## [WRITTEN REQUEST]
Exactly as written, write out the lines below from the first to the one containing "0.588,0.640,0.608,0.601,0.556,0.536,0.595,0.536,0.458,0.399];", inclusive. Pictures do not belong in the copy.

>>>

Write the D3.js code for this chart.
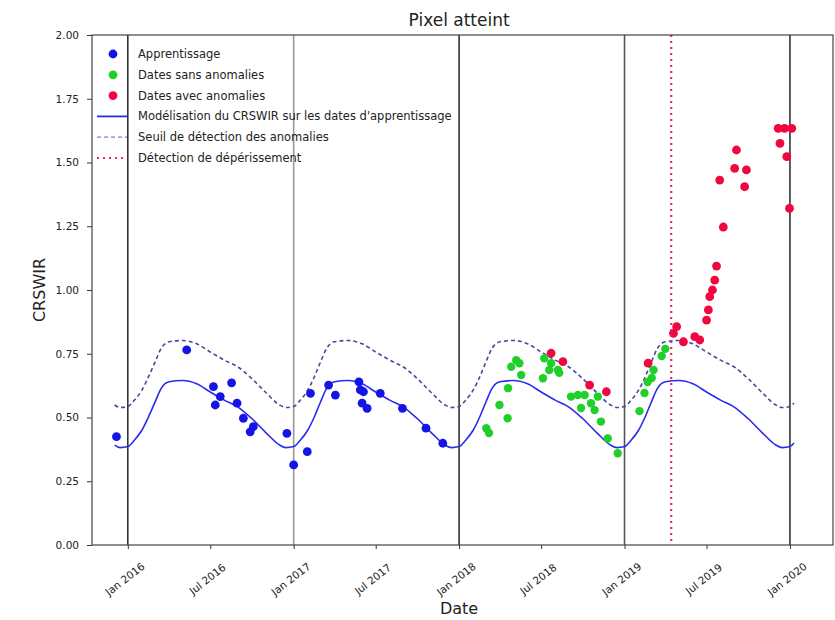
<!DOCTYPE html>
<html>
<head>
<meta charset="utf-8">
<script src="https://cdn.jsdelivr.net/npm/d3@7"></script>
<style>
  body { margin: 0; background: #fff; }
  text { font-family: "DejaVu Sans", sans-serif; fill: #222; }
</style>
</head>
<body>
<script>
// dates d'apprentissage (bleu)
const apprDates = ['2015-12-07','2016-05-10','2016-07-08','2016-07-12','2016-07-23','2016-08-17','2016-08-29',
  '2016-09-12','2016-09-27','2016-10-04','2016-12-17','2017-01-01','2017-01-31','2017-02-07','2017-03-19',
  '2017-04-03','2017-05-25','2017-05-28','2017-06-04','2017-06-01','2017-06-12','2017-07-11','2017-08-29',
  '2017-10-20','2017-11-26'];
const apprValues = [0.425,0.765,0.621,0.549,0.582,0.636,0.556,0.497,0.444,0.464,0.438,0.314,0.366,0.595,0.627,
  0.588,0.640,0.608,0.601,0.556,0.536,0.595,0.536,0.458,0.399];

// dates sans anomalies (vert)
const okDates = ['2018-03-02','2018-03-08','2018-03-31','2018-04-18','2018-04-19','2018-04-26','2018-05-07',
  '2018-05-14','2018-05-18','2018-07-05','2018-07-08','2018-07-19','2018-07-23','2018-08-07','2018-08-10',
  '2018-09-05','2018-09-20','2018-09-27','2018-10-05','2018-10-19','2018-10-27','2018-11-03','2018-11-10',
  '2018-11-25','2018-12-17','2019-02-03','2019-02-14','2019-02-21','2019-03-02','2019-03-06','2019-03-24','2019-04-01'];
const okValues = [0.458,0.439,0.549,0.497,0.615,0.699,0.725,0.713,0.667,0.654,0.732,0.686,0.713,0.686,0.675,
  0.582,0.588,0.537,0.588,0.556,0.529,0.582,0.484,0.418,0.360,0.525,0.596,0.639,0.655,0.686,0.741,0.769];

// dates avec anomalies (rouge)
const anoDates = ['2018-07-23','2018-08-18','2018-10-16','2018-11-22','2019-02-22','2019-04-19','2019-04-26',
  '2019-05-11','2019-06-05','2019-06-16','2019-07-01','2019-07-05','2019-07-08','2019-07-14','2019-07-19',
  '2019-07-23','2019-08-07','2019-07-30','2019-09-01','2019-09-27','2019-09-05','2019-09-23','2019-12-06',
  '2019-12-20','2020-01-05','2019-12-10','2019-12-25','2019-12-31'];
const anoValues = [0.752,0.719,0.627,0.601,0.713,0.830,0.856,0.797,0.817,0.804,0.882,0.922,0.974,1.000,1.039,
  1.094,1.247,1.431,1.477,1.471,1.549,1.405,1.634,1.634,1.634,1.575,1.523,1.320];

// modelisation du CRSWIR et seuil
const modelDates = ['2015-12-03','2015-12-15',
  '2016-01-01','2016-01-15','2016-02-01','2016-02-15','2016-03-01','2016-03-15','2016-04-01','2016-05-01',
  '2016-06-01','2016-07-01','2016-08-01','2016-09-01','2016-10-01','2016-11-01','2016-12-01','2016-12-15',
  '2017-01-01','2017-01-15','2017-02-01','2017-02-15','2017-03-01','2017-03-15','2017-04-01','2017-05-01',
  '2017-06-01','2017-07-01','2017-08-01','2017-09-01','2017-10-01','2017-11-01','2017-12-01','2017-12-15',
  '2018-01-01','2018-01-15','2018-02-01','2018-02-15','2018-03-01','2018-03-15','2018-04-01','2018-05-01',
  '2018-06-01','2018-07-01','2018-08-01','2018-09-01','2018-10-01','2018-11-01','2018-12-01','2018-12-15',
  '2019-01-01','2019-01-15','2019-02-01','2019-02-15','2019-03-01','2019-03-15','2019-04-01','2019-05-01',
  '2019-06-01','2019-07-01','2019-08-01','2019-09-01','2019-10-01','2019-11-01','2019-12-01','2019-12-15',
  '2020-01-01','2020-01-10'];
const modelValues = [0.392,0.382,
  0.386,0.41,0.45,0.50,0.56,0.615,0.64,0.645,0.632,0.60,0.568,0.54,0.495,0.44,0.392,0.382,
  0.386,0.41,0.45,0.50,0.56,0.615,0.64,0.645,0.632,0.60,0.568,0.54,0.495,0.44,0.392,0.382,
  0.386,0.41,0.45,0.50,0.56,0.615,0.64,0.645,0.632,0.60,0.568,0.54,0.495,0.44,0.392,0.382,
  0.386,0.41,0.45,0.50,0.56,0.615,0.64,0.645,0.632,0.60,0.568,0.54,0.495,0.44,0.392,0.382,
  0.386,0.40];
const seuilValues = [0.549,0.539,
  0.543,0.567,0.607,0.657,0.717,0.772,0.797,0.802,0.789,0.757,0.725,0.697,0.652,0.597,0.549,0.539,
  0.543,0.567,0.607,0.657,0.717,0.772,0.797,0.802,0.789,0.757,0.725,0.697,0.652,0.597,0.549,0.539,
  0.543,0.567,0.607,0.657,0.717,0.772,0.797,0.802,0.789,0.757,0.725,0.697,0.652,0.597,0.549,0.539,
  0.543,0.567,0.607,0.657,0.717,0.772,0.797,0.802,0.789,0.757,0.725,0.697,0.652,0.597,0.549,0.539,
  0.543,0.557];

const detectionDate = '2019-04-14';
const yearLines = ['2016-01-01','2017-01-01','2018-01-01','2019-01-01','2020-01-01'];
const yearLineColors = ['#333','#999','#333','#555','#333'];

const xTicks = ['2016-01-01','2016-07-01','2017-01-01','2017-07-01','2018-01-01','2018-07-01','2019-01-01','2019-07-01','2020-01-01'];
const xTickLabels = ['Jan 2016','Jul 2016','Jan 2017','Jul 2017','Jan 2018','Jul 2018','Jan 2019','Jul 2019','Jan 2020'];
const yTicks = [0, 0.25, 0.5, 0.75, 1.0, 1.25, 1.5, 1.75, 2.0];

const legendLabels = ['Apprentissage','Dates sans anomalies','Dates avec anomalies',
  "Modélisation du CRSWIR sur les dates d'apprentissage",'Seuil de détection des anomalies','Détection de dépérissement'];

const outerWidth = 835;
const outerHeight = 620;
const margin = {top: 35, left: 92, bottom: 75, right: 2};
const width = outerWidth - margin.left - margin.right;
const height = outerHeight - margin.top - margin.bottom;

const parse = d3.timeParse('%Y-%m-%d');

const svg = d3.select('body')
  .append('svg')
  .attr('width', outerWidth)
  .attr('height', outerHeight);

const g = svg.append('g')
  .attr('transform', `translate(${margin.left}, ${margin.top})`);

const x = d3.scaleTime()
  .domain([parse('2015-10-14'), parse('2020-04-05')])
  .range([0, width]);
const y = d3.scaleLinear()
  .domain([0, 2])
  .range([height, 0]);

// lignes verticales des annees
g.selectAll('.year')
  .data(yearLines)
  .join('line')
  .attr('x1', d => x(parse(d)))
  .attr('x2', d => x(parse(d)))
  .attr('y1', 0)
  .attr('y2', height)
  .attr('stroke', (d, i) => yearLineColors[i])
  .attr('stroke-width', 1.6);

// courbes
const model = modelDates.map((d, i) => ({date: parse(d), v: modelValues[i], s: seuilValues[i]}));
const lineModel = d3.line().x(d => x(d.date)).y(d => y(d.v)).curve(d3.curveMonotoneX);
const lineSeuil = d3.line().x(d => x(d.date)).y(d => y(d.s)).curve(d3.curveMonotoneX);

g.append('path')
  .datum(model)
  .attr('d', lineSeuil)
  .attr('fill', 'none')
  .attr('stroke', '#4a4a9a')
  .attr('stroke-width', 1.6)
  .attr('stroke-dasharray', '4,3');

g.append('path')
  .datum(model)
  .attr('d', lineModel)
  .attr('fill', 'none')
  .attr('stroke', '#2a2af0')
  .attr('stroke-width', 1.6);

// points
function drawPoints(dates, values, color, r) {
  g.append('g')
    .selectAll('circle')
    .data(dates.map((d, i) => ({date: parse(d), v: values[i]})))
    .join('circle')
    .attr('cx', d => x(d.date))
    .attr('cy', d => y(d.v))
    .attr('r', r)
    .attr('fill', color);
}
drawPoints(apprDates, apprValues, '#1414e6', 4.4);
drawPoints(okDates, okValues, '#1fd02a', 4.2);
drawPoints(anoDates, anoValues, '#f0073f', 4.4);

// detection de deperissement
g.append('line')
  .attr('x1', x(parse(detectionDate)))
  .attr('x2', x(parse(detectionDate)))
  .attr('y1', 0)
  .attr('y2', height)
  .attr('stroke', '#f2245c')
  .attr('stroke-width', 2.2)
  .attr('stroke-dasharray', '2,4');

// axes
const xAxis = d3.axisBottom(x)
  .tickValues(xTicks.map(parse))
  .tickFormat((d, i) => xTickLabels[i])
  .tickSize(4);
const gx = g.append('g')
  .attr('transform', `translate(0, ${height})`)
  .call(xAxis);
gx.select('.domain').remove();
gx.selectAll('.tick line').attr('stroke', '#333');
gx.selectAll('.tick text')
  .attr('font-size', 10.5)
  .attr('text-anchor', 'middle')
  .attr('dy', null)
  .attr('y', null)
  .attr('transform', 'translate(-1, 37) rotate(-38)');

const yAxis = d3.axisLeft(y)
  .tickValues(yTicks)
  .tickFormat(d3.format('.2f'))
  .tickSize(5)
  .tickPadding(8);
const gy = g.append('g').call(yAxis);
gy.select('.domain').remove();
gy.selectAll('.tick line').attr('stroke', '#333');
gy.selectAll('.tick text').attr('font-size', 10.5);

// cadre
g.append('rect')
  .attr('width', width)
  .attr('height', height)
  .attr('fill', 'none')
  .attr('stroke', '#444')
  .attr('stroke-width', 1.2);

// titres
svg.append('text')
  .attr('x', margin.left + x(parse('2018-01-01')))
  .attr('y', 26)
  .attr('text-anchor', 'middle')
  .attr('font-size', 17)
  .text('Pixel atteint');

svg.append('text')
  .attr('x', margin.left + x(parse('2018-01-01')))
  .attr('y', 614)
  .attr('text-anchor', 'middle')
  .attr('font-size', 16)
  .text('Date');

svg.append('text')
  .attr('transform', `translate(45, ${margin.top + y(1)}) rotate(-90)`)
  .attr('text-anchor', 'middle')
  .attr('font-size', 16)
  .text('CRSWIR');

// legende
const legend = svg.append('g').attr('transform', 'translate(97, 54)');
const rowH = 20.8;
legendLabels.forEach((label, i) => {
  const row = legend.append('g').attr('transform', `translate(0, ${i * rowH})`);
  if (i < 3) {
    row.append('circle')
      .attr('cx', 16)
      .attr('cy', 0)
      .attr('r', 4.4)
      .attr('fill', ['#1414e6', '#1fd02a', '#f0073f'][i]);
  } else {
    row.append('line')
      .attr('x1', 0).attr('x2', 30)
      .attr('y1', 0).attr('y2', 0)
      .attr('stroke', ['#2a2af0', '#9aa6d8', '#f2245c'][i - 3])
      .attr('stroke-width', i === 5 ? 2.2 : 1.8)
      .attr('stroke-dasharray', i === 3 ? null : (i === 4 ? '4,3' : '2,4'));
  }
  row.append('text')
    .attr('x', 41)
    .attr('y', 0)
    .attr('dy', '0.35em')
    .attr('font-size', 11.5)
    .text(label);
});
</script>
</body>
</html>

<<<

## [ANSWER TO THE EXERCISE]
Write the D3.js code for this chart.
<!DOCTYPE html>
<html>
<head>
<meta charset="utf-8">
<script src="https://cdn.jsdelivr.net/npm/d3@7"></script>
<style>
  body { margin: 0; background: #fff; }
  text { font-family: "DejaVu Sans", sans-serif; fill: #222; }
</style>
</head>
<body>
<script>
// dates d'apprentissage (bleu)
const apprDates = ['2015-12-07','2016-05-10','2016-07-08','2016-07-12','2016-07-23','2016-08-17','2016-08-29',
  '2016-09-12','2016-09-27','2016-10-04','2016-12-17','2017-01-01','2017-01-31','2017-02-07','2017-03-19',
  '2017-04-03','2017-05-25','2017-05-28','2017-06-04','2017-06-01','2017-06-12','2017-07-11','2017-08-29',
  '2017-10-20','2017-11-26'];
const apprValues = [0.425,0.765,0.621,0.549,0.582,0.636,0.556,0.497,0.444,0.464,0.438,0.314,0.366,0.595,0.627,
  0.588,0.640,0.608,0.601,0.556,0.536,0.595,0.536,0.458,0.399];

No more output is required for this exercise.